Seorang nenek menyalakan api untuk memasak
Seorang nenek terlihat sibuk menyalakan api di atas tungku, memersiapkan untuk memasak nasi. Dua buah bambu seukuran pergelangan kaki orang dewasa yang katanya berisi daun singkong tumbuk disandarkan pada tungku batu. Dia menyapa-ku dengan ramah dan mempersilahkan duduk bersantai. 
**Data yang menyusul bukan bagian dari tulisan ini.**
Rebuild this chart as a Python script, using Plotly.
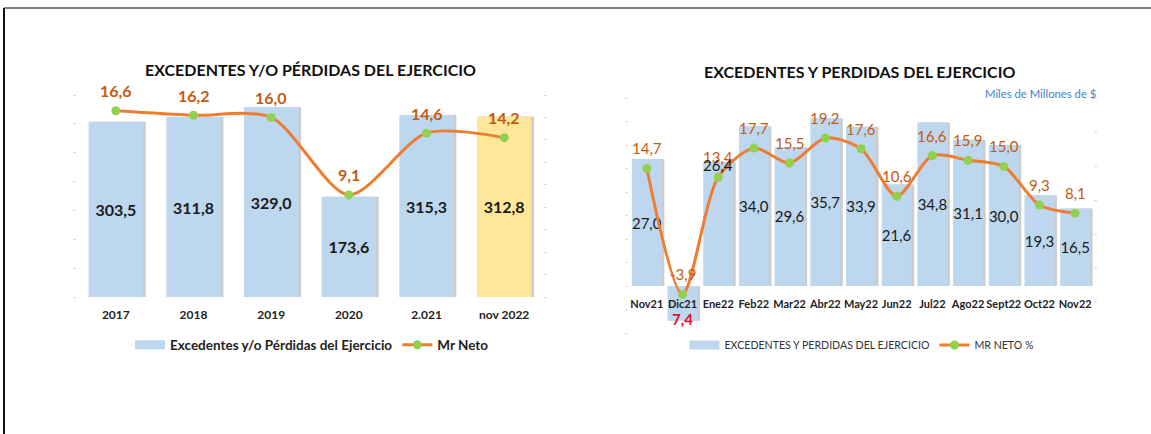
import plotly.graph_objects as go

# Annual chart data
anios = ['2017', '2018', '2019', '2020', '2.021', 'nov 2022']
excedentes_anual = [303.5, 311.8, 329.0, 173.6, 315.3, 312.8]
mr_neto_anual = [16.6, 16.2, 16.0, 9.1, 14.6, 14.2]

# Monthly chart data
meses = ['Nov21', 'Dic21', 'Ene22', 'Feb22', 'Mar22', 'Abr22', 'May22',
         'Jun22', 'Jul22', 'Ago22', 'Sept22', 'Oct22', 'Nov22']
excedentes_mes = [27.0, -7.4, 26.4, 34.0, 29.6, 35.7, 33.9, 21.6, 34.8, 31.1, 30.0, 19.3, 16.5]
mr_neto_mes = [14.7, -3.9, 13.4, 17.7, 15.5, 19.2, 17.6, 10.6, 16.6, 15.9, 15.0, 9.3, 8.1]
# month whose bar label was dragged up to the top of the bar in the original
mes_etiqueta_arriba = 'Ene22'

W, H = 1151, 434
FONT = 'Lato'
AZUL = '#BDD7EE'
AMARILLO = '#FFE699'
NARANJA = '#ED7D31'
VERDE = '#92D050'
ETIQUETA = '#C55A11'
SOMBRA = 'rgba(110,110,110,0.35)'


def fmt(v):
    return f'{v:.1f}'.replace('.', ',')


def px_x(p):
    return p / W


def px_y(p):
    return 1 - p / H


fig = go.Figure()

# ---- left chart: annual ----
ancho_anual = 0.7
colores_anual = [AZUL] * (len(anios) - 1) + [AMARILLO]
# soft shadow to the right of each bar
fig.add_trace(go.Bar(
    x=anios, y=excedentes_anual, marker=dict(color=SOMBRA, line=dict(width=0)),
    width=ancho_anual, offset=-ancho_anual / 2 + 0.035,
    xaxis='x', yaxis='y', showlegend=False, hoverinfo='skip'))
fig.add_trace(go.Bar(
    x=anios, y=excedentes_anual, marker=dict(color=colores_anual, line=dict(width=0)),
    width=ancho_anual, text=[fmt(v) for v in excedentes_anual], textposition='inside',
    insidetextanchor='middle', textangle=0, constraintext='none',
    textfont=dict(family=FONT, size=16, color='#1a1a1a', weight='bold'),
    xaxis='x', yaxis='y', showlegend=False, hoverinfo='x+y'))
fig.add_trace(go.Scatter(
    x=[None], y=[None], mode='lines', line=dict(color=AZUL, width=9),
    name='Excedentes y/o Pérdidas del Ejercicio', xaxis='x', yaxis='y', legend='legend'))
fig.add_trace(go.Scatter(
    x=anios, y=mr_neto_anual, mode='lines+markers', name='Mr Neto',
    line=dict(color=NARANJA, width=3, shape='spline', smoothing=0.8),
    marker=dict(color=VERDE, size=9),
    xaxis='x', yaxis='y2', legend='legend'))

# ---- right chart: monthly ----
ancho_mes = 0.84
texto_mes = ['' if (v < 0 or m == mes_etiqueta_arriba) else fmt(v)
             for m, v in zip(meses, excedentes_mes)]
fig.add_trace(go.Bar(
    x=meses, y=excedentes_mes, marker=dict(color=SOMBRA, line=dict(width=0)),
    width=ancho_mes, offset=-ancho_mes / 2 + 0.07,
    xaxis='x2', yaxis='y3', showlegend=False, hoverinfo='skip'))
fig.add_trace(go.Bar(
    x=meses, y=excedentes_mes, marker=dict(color=AZUL, line=dict(width=0)),
    width=ancho_mes, text=texto_mes,
    textposition='inside', insidetextanchor='middle', textangle=0, constraintext='none',
    textfont=dict(family=FONT, size=15, color='#1a1a1a'),
    xaxis='x2', yaxis='y3', showlegend=False, hoverinfo='x+y'))
fig.add_trace(go.Scatter(
    x=[None], y=[None], mode='lines', line=dict(color=AZUL, width=9),
    name='EXCEDENTES Y PERDIDAS DEL EJERCICIO', xaxis='x2', yaxis='y3', legend='legend2'))
fig.add_trace(go.Scatter(
    x=meses, y=mr_neto_mes, mode='lines+markers', name='MR NETO %',
    line=dict(color=NARANJA, width=3, shape='spline', smoothing=0.8),
    marker=dict(color=VERDE, size=9),
    xaxis='x2', yaxis='y4', legend='legend2'))

annotations = []
# line value labels (category index, since the year names look numeric)
for i, v in enumerate(mr_neto_anual):
    annotations.append(dict(x=i, y=v, xref='x', yref='y2', text=fmt(v), showarrow=False,
                            yshift=20, font=dict(family=FONT, size=16, color=ETIQUETA, weight='bold')))
for i, v in enumerate(mr_neto_mes):
    annotations.append(dict(x=i, y=v, xref='x2', yref='y4', text=fmt(v), showarrow=False,
                            yshift=20, font=dict(family=FONT, size=15, color=ETIQUETA)))
for i, (m, v) in enumerate(zip(meses, excedentes_mes)):
    if v < 0:
        # negative bar label in red, shown without sign
        annotations.append(dict(x=i, y=v, xref='x2', yref='y3', text=fmt(abs(v)), showarrow=False,
                                yanchor='middle', yshift=2,
                                font=dict(family=FONT, size=15, color='#E0102A', weight='bold')))
    elif m == mes_etiqueta_arriba:
        annotations.append(dict(x=i, y=v, xref='x2', yref='y3', text=fmt(v), showarrow=False,
                                yanchor='middle', yshift=-3,
                                font=dict(family=FONT, size=15, color='#1a1a1a')))
# titles
annotations += [
    dict(x=px_x(310), y=px_y(70), xref='paper', yref='paper', showarrow=False,
         xanchor='center', yanchor='middle',
         text='EXCEDENTES Y/O PÉRDIDAS DEL EJERCICIO',
         font=dict(family=FONT, size=16, color='#111111', weight='bold')),
    dict(x=px_x(860), y=px_y(72), xref='paper', yref='paper', showarrow=False,
         xanchor='center', yanchor='middle',
         text='EXCEDENTES Y PERDIDAS DEL EJERCICIO',
         font=dict(family=FONT, size=16, color='#111111', weight='bold')),
    dict(x=px_x(1098), y=px_y(93), xref='paper', yref='paper', showarrow=False,
         xanchor='right', yanchor='middle', text='Miles de Millones de $',
         font=dict(family=FONT, size=11.3, color='#3D85C6')),
]

tick_y = dict(showgrid=False, zeroline=False, showline=False, showticklabels=False,
              ticks='outside', ticklen=3, tickcolor='#d9d9d9', fixedrange=True)

fig.update_layout(
    width=W, height=H,
    margin=dict(l=0, r=0, t=0, b=0),
    paper_bgcolor='white', plot_bgcolor='white',
    font=dict(family=FONT, color='#222222'),
    barmode='overlay',
    xaxis=dict(domain=[px_x(77), px_x(543)], anchor='y', type='category',
               range=[-0.5, len(anios) - 0.5], showgrid=False,
               zeroline=False, showline=False, ticks='', ticklabelstandoff=9, tickangle=0,
               tickfont=dict(family=FONT, size=12, color='#222222', weight='bold')),
    yaxis=dict(domain=[px_y(297), px_y(95)], range=[0, 350], dtick=50, anchor='x', **tick_y),
    yaxis2=dict(range=[0, 18], dtick=2, overlaying='y', side='right', anchor='x', **tick_y),
    xaxis2=dict(domain=[px_x(629), px_x(1093)], anchor='free', position=px_y(286),
                type='category', range=[-0.5, len(meses) - 0.5], showgrid=False,
                zeroline=False, showline=False, ticks='', ticklabelstandoff=10, tickangle=0,
                tickfont=dict(family=FONT, size=11, color='#222222', weight='bold')),
    yaxis3=dict(domain=[px_y(333), px_y(98)], range=[-10, 40], dtick=5, anchor='x2', **tick_y),
    yaxis4=dict(range=[-9.6, 25.1], dtick=5, overlaying='y3', side='right', anchor='x2', **tick_y),
    legend=dict(orientation='h', x=px_x(312), y=px_y(345), xanchor='center', yanchor='middle',
                font=dict(family=FONT, size=13.5, color='#222222', weight='bold'),
                bgcolor='rgba(0,0,0,0)'),
    legend2=dict(orientation='h', x=px_x(862), y=px_y(345), xanchor='center', yanchor='middle',
                 font=dict(family=FONT, size=10.6, color='#333333'),
                 bgcolor='rgba(0,0,0,0)'),
    annotations=annotations,
    shapes=[
        dict(type='line', xref='paper', yref='paper', x0=px_x(4), x1=1, y0=px_y(8), y1=px_y(8),
             line=dict(color='#7f7f7f', width=2)),
        dict(type='line', xref='paper', yref='paper', x0=px_x(4), x1=px_x(4), y0=0, y1=px_y(8),
             line=dict(color='#111111', width=2)),
    ],
)

# the page body keeps a default 8px margin; drop it so the figure sits at the corner
fig.write_html('out.html', config={'displayModeBar': False},
               post_script="document.body.style.margin='0';")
Waktu telah menunjukan pukul 4 sore, beberapa pria dewasa tiba sepulang dari aktivitas mereka. Setelah saling memperkenalkan diri, kami mulai berbagi cerita. Suasana menjadi sedikit ramai, keakraban semakin terasa, bahkan tawa lepas terdengar ketika ada hal lucu yang dibicarakan. Sambutan yang sangat ramah, jarang terjadi ditempat lain. “Warga di sini pada dasarnya sangat terbuka dengan siapa pun yang berkunjung di tempat ini. Tapi terkadang kami malu, karena kondisi bangunan ini sudah banyak yang mengalami kerusakan,” kata Hanafi, yang ternyata adalah pengurus adat (pangaraga) Betang Bingge.

“Kami berharap, pihak pemerintah mau memberikan sedikit bantuan kepada kami untuk segera merenovasi tempat ini sebelum roboh. Karena bagaimana-pun juga ini merupakan cagar budaya, identitas, rumah adat, dan awal keberadapan kita,” ucap pria usia 51 tahun ini lirih, sambil meneguk secangkir teh panas. Dan mengatakan tetap akan bertahan, walau-pun akan roboh.

Rumah Betang Bingge bisa dijadikan satu paket wisata dengan Betang Sahapm, bahkan tak jauh dari tempat itu, ada Riam Ramadi yang bisa dijadikan tempat wisata alam. Jarak tempuh yang tidak terlalu jauh tentu akan menghemat waktu dan tenaga para pelancong (pengunjung).